Modal dalam ekonomi Islam dipandang sebagai suatu yang khusus karena dalam Islam ada larangan yang tegas mengenai riba atau bunga yang dapat merugikan pekerja. Modal adalah sesuatu yang diharapkan dapat memberikan penghasilan kepada pemmiliknya tanpa harus mengambil bunga darinya. Sebagai contoh adalah tabungan. Tabungan yang terkumpul dari masyarakat dapat menjadi sejumlah modal. Akumulasi tabungan yang terkumpul sebagai modal digunakan sebuah perusahan untuk menyediakan barang modal dalam melakukan produksi untuk mendapatkan keuntungan yang lebih besar.

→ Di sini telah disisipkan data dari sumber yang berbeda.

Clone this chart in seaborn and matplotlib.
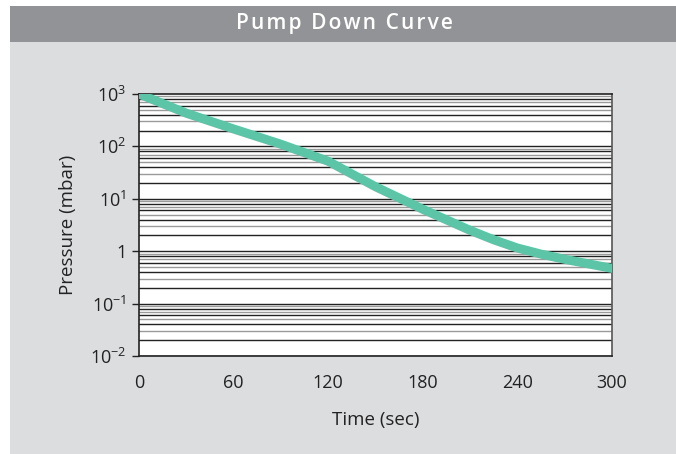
import numpy as np
import pandas as pd
import matplotlib
matplotlib.use('Agg')
import matplotlib.pyplot as plt
import matplotlib.ticker as ticker
import seaborn as sns

# данные
time_sec = [0, 30, 60, 90, 120, 150, 180, 210, 225, 240, 255, 270, 300]
pressure_mbar = [1000, 430, 215, 110, 52, 17, 6.3, 2.5, 1.65, 1.15, 0.88, 0.7, 0.47]
x_ticks = [0, 60, 120, 180, 240, 300]
y_ticks = [0.01, 0.1, 1, 10, 100, 1000]
y_tick_labels = ['$10^{-2}$', '$10^{-1}$', '1', '$10^{1}$', '$10^{2}$', '$10^{3}$']
title = 'Pump Down Curve'

df = pd.DataFrame({'t': time_sec, 'p': pressure_mbar})

sns.set_style('white')
plt.rcParams['font.family'] = ['Open Sans', 'DejaVu Sans']
plt.rcParams['mathtext.fontset'] = 'custom'
plt.rcParams['mathtext.rm'] = 'Open Sans'
plt.rcParams['mathtext.it'] = 'Open Sans'

fig = plt.figure(figsize=(6.76, 4.54), dpi=100)
fig.patch.set_facecolor('white')

# фон и шапка
W, H = 676, 454
fig.add_artist(plt.Rectangle((10 / W, 0), 1 - 10 / W, 1 - 42 / H, transform=fig.transFigure,
                             facecolor='#dcdddf', edgecolor='none', zorder=-10))
fig.add_artist(plt.Rectangle((10 / W, 1 - 42 / H), 1 - 10 / W, 36 / H, transform=fig.transFigure,
                             facecolor='#929396', edgecolor='none', zorder=-10))
# разрядка букв заголовка
fig.text(344 / W, 1 - 23 / H, '\u200a'.join(title), ha='center', va='center', color='white',
         fontsize=15, fontweight='semibold', family=['Open Sans', 'DejaVu Sans'])

ax = fig.add_axes([139 / W, 1 - 356 / H, (612 - 139) / W, (356 - 94) / H])
ax.set_facecolor('white')

# линии сетки
for d in range(-2, 3):
    for k in range(2, 10):
        col = '#222222' if k % 2 == 0 else '#9a9a9a'
        ax.axhline(k * 10.0 ** d, color=col, lw=1.0, zorder=1)
    ax.axhline(10.0 ** d, color='#222222', lw=1.0, zorder=1)

sns.lineplot(data=df, x='t', y='p', ax=ax, color='#5cc5a7', lw=6.5, zorder=3)

ax.set_yscale('log')
ax.set_xlim(0, 300)
ax.set_ylim(0.01, 1000)
ax.set_xticks(x_ticks)
ax.set_xticklabels([str(v) for v in x_ticks])
ax.set_yticks(y_ticks)
ax.set_yticklabels(y_tick_labels)
ax.yaxis.set_minor_locator(ticker.NullLocator())
ax.tick_params(axis='x', length=0, pad=13, labelsize=13, colors='#222222')
ax.tick_params(axis='y', left=True, length=5, width=1, direction='out', pad=4, labelsize=13,
               colors='#222222')
ax.set_xlabel('Time (sec)', fontsize=13.5, color='#222222', labelpad=14)
ax.set_ylabel('Pressure (mbar)', fontsize=13.5, color='#222222', labelpad=9)
for s in ax.spines.values():
    s.set_color('#222222')
    s.set_linewidth(1.2)
ax.spines['right'].set_color('#555555')

fig.savefig('out.png', dpi=100)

Mannan menegaskan bahwa Islam memperbolehkan penegakkan mengakui modal serta peranannya adalah faktor produksi. Islam juga mengakui modal adalah bagian dari proses produksi. Hal ini sebenarnya Islam memperbolehkan pengambilan bagian keuntungan atas modal namun besarnya tidak boleh ditetapkan berdasarkan sesuai dengan persentase dari modal itu.

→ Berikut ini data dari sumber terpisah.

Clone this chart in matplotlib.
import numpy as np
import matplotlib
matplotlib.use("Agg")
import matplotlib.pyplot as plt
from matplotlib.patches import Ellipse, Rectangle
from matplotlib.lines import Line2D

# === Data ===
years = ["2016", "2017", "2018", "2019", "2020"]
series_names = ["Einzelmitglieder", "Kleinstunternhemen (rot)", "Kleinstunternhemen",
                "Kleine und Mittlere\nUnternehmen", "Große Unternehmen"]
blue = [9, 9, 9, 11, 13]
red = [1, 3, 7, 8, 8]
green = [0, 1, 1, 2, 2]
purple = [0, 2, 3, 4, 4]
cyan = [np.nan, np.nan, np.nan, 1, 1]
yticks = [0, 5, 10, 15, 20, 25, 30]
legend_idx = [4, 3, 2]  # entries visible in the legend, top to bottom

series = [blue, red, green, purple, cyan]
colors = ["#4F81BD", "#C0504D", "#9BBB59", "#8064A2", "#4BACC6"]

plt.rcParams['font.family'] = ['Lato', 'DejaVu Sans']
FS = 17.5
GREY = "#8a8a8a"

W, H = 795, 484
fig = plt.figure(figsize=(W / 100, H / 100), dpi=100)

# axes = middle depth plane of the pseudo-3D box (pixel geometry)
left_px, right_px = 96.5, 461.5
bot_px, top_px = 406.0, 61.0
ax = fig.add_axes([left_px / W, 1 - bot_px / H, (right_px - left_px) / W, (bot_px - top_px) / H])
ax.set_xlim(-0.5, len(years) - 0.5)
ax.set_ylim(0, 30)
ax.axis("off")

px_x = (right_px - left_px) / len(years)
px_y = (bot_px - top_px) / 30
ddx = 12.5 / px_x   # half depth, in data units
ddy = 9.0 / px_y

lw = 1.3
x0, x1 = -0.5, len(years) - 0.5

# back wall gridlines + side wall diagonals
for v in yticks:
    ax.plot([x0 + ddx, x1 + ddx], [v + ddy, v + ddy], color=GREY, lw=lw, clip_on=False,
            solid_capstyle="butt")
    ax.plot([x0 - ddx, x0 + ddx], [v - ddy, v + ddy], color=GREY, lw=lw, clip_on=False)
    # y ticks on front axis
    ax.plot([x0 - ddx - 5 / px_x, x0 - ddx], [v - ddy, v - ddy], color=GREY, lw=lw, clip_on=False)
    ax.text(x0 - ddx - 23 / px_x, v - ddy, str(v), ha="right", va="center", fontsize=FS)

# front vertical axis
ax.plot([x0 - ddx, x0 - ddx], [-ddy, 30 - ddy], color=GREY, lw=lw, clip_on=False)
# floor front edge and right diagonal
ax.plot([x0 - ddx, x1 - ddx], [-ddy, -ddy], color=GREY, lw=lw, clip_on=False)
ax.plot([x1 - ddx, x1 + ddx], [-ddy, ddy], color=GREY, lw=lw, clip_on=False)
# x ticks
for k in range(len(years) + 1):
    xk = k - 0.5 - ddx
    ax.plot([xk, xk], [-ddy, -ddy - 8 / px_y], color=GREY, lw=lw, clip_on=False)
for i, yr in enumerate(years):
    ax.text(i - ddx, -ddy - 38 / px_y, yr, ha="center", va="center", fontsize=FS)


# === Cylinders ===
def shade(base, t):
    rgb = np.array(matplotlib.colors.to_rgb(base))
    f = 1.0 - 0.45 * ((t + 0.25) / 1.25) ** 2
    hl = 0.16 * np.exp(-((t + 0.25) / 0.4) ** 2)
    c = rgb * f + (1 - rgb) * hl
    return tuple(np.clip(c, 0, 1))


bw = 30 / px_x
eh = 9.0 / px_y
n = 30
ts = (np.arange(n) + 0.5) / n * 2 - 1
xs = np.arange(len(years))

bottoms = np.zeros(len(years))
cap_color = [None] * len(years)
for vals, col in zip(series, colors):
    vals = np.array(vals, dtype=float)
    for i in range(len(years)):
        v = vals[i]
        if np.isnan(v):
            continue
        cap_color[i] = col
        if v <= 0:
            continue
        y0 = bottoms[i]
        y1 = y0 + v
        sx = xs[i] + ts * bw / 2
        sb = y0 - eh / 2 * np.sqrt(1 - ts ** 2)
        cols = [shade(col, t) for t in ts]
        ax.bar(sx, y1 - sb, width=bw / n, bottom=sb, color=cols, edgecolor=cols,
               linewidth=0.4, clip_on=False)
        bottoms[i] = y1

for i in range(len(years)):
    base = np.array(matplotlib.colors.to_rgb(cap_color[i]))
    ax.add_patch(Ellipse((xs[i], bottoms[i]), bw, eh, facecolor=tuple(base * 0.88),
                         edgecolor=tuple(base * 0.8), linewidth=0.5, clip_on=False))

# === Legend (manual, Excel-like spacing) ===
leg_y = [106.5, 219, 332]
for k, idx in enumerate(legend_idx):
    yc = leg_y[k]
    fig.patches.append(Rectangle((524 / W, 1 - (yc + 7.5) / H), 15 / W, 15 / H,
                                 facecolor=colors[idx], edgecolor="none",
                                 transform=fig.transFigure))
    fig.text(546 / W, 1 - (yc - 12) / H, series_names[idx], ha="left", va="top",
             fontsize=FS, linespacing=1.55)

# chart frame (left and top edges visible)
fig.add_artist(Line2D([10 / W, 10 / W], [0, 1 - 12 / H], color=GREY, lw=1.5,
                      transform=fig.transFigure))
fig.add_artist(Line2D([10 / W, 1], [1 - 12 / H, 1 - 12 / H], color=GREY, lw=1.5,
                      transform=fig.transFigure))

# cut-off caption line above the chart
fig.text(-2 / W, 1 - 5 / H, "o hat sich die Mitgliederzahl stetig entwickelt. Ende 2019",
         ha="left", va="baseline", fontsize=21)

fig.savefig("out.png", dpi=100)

Modal akan produktif dalam arti tenaga kerja yang ditunjang dengan modal akan lebih menghasilakan sehingga dengan adanya laba diharapkan mendorong seorang untuk melakukan investasi dengan menunda konsumsi saat ini untuk waktu yang akan datang. Teori Islam mengenai modal lebih realistis, luas, mendalam daripada teori modern. Dikatakan realistis karena produktivitas modal akan mengalami perubahan seiring dengan kenyataan produksi yang tumbuh secara dinamis. Luas dan mendalam karena Islam memperhatikan semua aspek kehidupan ekonomi mata uang, jumlah penduduk, kebisaan, tarap hidp dll.

Laba bagi Pengusaha

Laba merupakan bagian keuntungan seorang pengusaha sebagai imbalan atas usahanya mengelola perusahaan dengan menggabungkan berbagai factor produksi untuk mencapai hasil sebanyak-banyaknya serta membagi keuntungan kepada pemilik faktor produksi dalam penyelenggaraan produksi. Dalam kerangka Ekonomi Islam keuntungan mempunyai arti lebih luas sebab bunga pada modal tidak dibenarkan dalam Islam. Pernyataan ini menegaskan bahwa Islam melarang pengambilan bunga , namun imbalan bagi modal yang digunakan istilah laba yang disejajarkan dengan usaha manusia. Dengan demikian pemilik modal dan pengusaha menjadi bagian yang terpadu yang tidak dapat dipisahkan dalam suatu perusahaan.

Pembagian pendapatan kepada pemilik faktor produksi[6]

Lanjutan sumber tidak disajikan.